■ **Goal**
Make an exact copy of the data below, leaving out every picture.

# Source data start

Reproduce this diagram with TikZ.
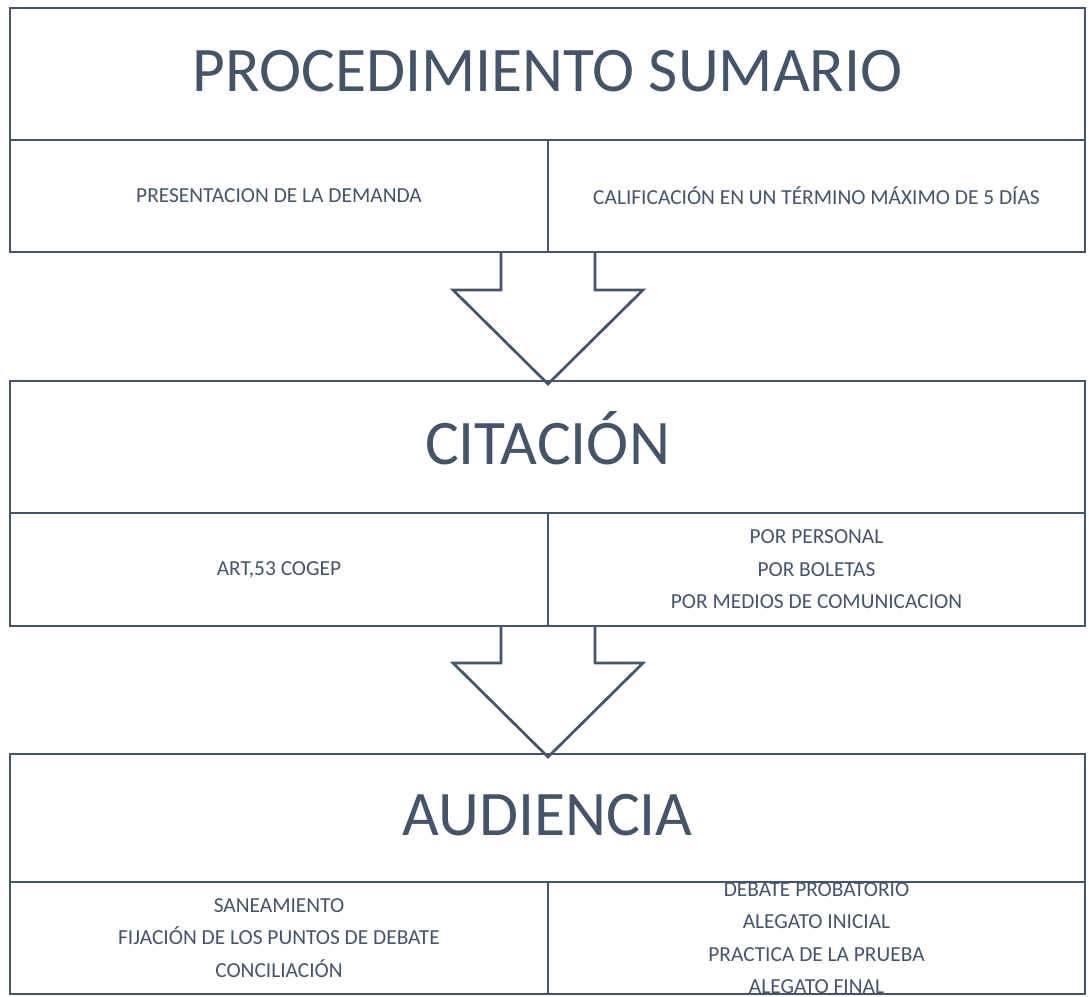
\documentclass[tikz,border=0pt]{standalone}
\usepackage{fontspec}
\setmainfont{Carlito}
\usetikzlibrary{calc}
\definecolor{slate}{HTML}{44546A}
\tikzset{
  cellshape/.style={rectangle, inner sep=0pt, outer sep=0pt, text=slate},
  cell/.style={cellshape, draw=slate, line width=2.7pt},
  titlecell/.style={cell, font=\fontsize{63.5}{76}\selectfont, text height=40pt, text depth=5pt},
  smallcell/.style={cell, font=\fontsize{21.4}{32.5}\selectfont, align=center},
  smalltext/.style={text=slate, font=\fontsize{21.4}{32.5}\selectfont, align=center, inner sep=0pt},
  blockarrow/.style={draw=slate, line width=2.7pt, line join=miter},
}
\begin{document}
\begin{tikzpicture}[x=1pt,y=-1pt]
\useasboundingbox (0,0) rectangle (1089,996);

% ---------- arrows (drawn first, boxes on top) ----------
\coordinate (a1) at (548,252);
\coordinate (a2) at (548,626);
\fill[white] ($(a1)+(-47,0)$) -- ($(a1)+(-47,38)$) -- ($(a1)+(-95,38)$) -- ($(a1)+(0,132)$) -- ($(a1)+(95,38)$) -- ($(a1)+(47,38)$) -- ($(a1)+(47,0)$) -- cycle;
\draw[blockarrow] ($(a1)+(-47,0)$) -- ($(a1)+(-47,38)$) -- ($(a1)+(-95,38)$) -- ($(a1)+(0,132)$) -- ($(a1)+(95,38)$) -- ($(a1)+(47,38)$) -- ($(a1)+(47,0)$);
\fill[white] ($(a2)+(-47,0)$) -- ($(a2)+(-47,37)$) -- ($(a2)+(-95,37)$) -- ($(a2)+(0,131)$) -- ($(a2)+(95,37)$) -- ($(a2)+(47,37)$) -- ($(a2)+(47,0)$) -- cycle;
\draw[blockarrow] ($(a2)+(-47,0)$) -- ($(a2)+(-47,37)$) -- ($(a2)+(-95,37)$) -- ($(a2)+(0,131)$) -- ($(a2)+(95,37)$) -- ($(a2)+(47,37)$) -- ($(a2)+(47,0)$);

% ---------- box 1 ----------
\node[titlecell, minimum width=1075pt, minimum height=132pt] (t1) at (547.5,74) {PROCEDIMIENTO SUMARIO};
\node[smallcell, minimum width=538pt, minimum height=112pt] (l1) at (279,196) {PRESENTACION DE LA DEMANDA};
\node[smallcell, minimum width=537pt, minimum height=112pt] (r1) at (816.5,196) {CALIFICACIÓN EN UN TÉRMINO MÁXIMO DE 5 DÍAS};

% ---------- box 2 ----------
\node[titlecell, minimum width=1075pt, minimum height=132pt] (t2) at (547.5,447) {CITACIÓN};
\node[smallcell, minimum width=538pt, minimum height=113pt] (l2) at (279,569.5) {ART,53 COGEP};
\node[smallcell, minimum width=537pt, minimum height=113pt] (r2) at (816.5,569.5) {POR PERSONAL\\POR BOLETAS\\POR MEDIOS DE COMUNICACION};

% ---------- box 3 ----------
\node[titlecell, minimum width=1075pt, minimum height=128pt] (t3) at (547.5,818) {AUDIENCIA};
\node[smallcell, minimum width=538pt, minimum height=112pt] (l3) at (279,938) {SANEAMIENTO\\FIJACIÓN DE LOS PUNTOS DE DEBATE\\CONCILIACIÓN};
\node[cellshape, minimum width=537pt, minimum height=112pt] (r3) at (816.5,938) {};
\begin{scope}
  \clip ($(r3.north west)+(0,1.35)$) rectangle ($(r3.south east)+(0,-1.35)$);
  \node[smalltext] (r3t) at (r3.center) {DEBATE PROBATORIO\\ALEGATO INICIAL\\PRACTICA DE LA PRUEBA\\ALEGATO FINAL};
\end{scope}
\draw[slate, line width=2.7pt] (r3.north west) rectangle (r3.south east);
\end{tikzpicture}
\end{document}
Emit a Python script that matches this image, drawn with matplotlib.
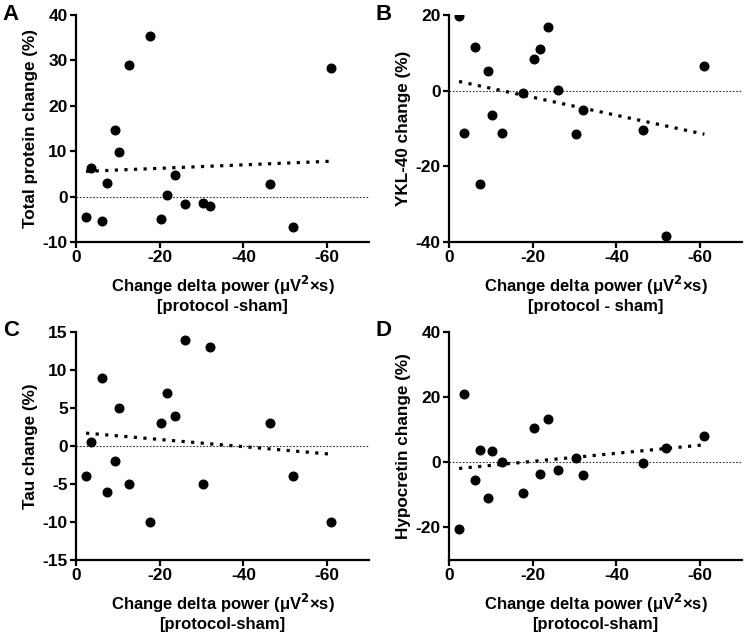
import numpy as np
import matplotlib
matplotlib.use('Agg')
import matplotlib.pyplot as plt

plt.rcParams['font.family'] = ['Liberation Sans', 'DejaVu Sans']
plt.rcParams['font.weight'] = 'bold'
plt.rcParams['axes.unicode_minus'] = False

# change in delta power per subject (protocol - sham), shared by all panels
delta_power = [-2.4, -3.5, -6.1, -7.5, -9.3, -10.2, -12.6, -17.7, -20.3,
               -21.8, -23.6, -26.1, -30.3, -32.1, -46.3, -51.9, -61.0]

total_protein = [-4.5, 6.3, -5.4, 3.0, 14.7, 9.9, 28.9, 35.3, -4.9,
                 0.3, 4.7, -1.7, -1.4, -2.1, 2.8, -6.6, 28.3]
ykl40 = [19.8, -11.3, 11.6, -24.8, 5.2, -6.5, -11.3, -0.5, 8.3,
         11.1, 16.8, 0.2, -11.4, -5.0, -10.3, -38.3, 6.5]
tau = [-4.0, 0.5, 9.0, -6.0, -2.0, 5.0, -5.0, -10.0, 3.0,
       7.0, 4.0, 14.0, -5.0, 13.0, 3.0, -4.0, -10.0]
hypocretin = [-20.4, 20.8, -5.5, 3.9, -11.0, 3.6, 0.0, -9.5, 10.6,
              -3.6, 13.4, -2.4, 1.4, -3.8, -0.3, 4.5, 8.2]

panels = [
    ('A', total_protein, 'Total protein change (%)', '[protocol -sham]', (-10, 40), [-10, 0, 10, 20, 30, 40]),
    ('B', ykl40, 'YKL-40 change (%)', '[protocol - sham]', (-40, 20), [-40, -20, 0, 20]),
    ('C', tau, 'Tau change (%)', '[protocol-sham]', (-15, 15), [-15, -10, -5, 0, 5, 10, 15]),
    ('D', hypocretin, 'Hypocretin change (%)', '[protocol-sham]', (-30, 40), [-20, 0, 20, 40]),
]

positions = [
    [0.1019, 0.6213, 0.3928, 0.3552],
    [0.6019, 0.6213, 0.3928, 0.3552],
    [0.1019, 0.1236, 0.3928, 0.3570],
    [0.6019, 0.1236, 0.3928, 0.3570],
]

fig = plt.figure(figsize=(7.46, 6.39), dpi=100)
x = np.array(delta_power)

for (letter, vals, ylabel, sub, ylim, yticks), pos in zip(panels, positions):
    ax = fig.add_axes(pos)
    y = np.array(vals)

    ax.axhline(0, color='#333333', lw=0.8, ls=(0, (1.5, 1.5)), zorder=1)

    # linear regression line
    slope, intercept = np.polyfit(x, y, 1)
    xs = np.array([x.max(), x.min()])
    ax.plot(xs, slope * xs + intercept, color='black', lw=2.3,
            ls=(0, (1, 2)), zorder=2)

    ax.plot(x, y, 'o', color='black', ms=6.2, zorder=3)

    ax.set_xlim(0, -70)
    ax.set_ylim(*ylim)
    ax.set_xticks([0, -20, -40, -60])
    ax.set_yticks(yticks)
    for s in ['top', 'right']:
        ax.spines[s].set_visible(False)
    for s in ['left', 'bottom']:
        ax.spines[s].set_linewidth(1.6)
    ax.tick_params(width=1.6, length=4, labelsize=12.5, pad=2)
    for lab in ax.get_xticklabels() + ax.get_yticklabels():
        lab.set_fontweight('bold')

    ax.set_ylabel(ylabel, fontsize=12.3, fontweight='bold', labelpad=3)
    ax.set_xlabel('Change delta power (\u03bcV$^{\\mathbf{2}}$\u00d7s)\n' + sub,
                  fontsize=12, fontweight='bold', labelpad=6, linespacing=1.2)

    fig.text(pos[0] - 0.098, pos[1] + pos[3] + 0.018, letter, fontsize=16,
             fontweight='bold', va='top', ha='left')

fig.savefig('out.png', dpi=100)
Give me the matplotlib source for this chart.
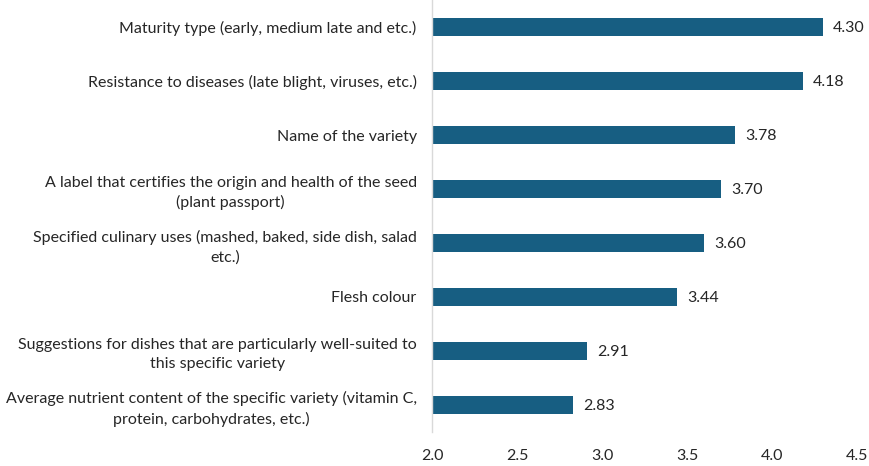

# Source data end

■ **The solution**
Reproduce this diagram with TikZ.
\documentclass[tikz,border=0pt]{standalone}
\usepackage{fontspec}
\setmainfont{Carlito}
\usetikzlibrary{calc}
\definecolor{slate}{HTML}{44546A}
\tikzset{
  cellshape/.style={rectangle, inner sep=0pt, outer sep=0pt, text=slate},
  cell/.style={cellshape, draw=slate, line width=2.7pt},
  titlecell/.style={cell, font=\fontsize{63.5}{76}\selectfont, text height=40pt, text depth=5pt},
  smallcell/.style={cell, font=\fontsize{21.4}{32.5}\selectfont, align=center},
  smalltext/.style={text=slate, font=\fontsize{21.4}{32.5}\selectfont, align=center, inner sep=0pt},
  blockarrow/.style={draw=slate, line width=2.7pt, line join=miter},
}
\begin{document}
\begin{tikzpicture}[x=1pt,y=-1pt]
\useasboundingbox (0,0) rectangle (1089,996);

% ---------- arrows (drawn first, boxes on top) ----------
\coordinate (a1) at (548,252);
\coordinate (a2) at (548,626);
\fill[white] ($(a1)+(-47,0)$) -- ($(a1)+(-47,38)$) -- ($(a1)+(-95,38)$) -- ($(a1)+(0,132)$) -- ($(a1)+(95,38)$) -- ($(a1)+(47,38)$) -- ($(a1)+(47,0)$) -- cycle;
\draw[blockarrow] ($(a1)+(-47,0)$) -- ($(a1)+(-47,38)$) -- ($(a1)+(-95,38)$) -- ($(a1)+(0,132)$) -- ($(a1)+(95,38)$) -- ($(a1)+(47,38)$) -- ($(a1)+(47,0)$);
\fill[white] ($(a2)+(-47,0)$) -- ($(a2)+(-47,37)$) -- ($(a2)+(-95,37)$) -- ($(a2)+(0,131)$) -- ($(a2)+(95,37)$) -- ($(a2)+(47,37)$) -- ($(a2)+(47,0)$) -- cycle;
\draw[blockarrow] ($(a2)+(-47,0)$) -- ($(a2)+(-47,37)$) -- ($(a2)+(-95,37)$) -- ($(a2)+(0,131)$) -- ($(a2)+(95,37)$) -- ($(a2)+(47,37)$) -- ($(a2)+(47,0)$);

% ---------- box 1 ----------
\node[titlecell, minimum width=1075pt, minimum height=132pt] (t1) at (547.5,74) {PROCEDIMIENTO SUMARIO};
\node[smallcell, minimum width=538pt, minimum height=112pt] (l1) at (279,196) {PRESENTACION DE LA DEMANDA};
\node[smallcell, minimum width=537pt, minimum height=112pt] (r1) at (816.5,196) {CALIFICACIÓN EN UN TÉRMINO MÁXIMO DE 5 DÍAS};

% ---------- box 2 ----------
\node[titlecell, minimum width=1075pt, minimum height=132pt] (t2) at (547.5,447) {CITACIÓN};
\node[smallcell, minimum width=538pt, minimum height=113pt] (l2) at (279,569.5) {ART,53 COGEP};
\node[smallcell, minimum width=537pt, minimum height=113pt] (r2) at (816.5,569.5) {POR PERSONAL\\POR BOLETAS\\POR MEDIOS DE COMUNICACION};

% ---------- box 3 ----------
\node[titlecell, minimum width=1075pt, minimum height=128pt] (t3) at (547.5,818) {AUDIENCIA};
\node[smallcell, minimum width=538pt, minimum height=112pt] (l3) at (279,938) {SANEAMIENTO\\FIJACIÓN DE LOS PUNTOS DE DEBATE\\CONCILIACIÓN};
\node[cellshape, minimum width=537pt, minimum height=112pt] (r3) at (816.5,938) {};
\begin{scope}
  \clip ($(r3.north west)+(0,1.35)$) rectangle ($(r3.south east)+(0,-1.35)$);
  \node[smalltext] (r3t) at (r3.center) {DEBATE PROBATORIO\\ALEGATO INICIAL\\PRACTICA DE LA PRUEBA\\ALEGATO FINAL};
\end{scope}
\draw[slate, line width=2.7pt] (r3.north west) rectangle (r3.south east);
\end{tikzpicture}
\end{document}
Emit a Python script that matches this image, drawn with matplotlib.
import numpy as np
import matplotlib
matplotlib.use('Agg')
import matplotlib.pyplot as plt

plt.rcParams['font.family'] = ['Liberation Sans', 'DejaVu Sans']
plt.rcParams['font.weight'] = 'bold'
plt.rcParams['axes.unicode_minus'] = False

# change in delta power per subject (protocol - sham), shared by all panels
delta_power = [-2.4, -3.5, -6.1, -7.5, -9.3, -10.2, -12.6, -17.7, -20.3,
               -21.8, -23.6, -26.1, -30.3, -32.1, -46.3, -51.9, -61.0]

total_protein = [-4.5, 6.3, -5.4, 3.0, 14.7, 9.9, 28.9, 35.3, -4.9,
                 0.3, 4.7, -1.7, -1.4, -2.1, 2.8, -6.6, 28.3]
ykl40 = [19.8, -11.3, 11.6, -24.8, 5.2, -6.5, -11.3, -0.5, 8.3,
         11.1, 16.8, 0.2, -11.4, -5.0, -10.3, -38.3, 6.5]
tau = [-4.0, 0.5, 9.0, -6.0, -2.0, 5.0, -5.0, -10.0, 3.0,
       7.0, 4.0, 14.0, -5.0, 13.0, 3.0, -4.0, -10.0]
hypocretin = [-20.4, 20.8, -5.5, 3.9, -11.0, 3.6, 0.0, -9.5, 10.6,
              -3.6, 13.4, -2.4, 1.4, -3.8, -0.3, 4.5, 8.2]

panels = [
    ('A', total_protein, 'Total protein change (%)', '[protocol -sham]', (-10, 40), [-10, 0, 10, 20, 30, 40]),
    ('B', ykl40, 'YKL-40 change (%)', '[protocol - sham]', (-40, 20), [-40, -20, 0, 20]),
    ('C', tau, 'Tau change (%)', '[protocol-sham]', (-15, 15), [-15, -10, -5, 0, 5, 10, 15]),
    ('D', hypocretin, 'Hypocretin change (%)', '[protocol-sham]', (-30, 40), [-20, 0, 20, 40]),
]

positions = [
    [0.1019, 0.6213, 0.3928, 0.3552],
    [0.6019, 0.6213, 0.3928, 0.3552],
    [0.1019, 0.1236, 0.3928, 0.3570],
    [0.6019, 0.1236, 0.3928, 0.3570],
]

fig = plt.figure(figsize=(7.46, 6.39), dpi=100)
x = np.array(delta_power)

for (letter, vals, ylabel, sub, ylim, yticks), pos in zip(panels, positions):
    ax = fig.add_axes(pos)
    y = np.array(vals)

    ax.axhline(0, color='#333333', lw=0.8, ls=(0, (1.5, 1.5)), zorder=1)

    # linear regression line
    slope, intercept = np.polyfit(x, y, 1)
    xs = np.array([x.max(), x.min()])
    ax.plot(xs, slope * xs + intercept, color='black', lw=2.3,
            ls=(0, (1, 2)), zorder=2)

    ax.plot(x, y, 'o', color='black', ms=6.2, zorder=3)

    ax.set_xlim(0, -70)
    ax.set_ylim(*ylim)
    ax.set_xticks([0, -20, -40, -60])
    ax.set_yticks(yticks)
    for s in ['top', 'right']:
        ax.spines[s].set_visible(False)
    for s in ['left', 'bottom']:
        ax.spines[s].set_linewidth(1.6)
    ax.tick_params(width=1.6, length=4, labelsize=12.5, pad=2)
    for lab in ax.get_xticklabels() + ax.get_yticklabels():
        lab.set_fontweight('bold')

    ax.set_ylabel(ylabel, fontsize=12.3, fontweight='bold', labelpad=3)
    ax.set_xlabel('Change delta power (\u03bcV$^{\\mathbf{2}}$\u00d7s)\n' + sub,
                  fontsize=12, fontweight='bold', labelpad=6, linespacing=1.2)

    fig.text(pos[0] - 0.098, pos[1] + pos[3] + 0.018, letter, fontsize=16,
             fontweight='bold', va='top', ha='left')

fig.savefig('out.png', dpi=100)
Give me the matplotlib source for this chart.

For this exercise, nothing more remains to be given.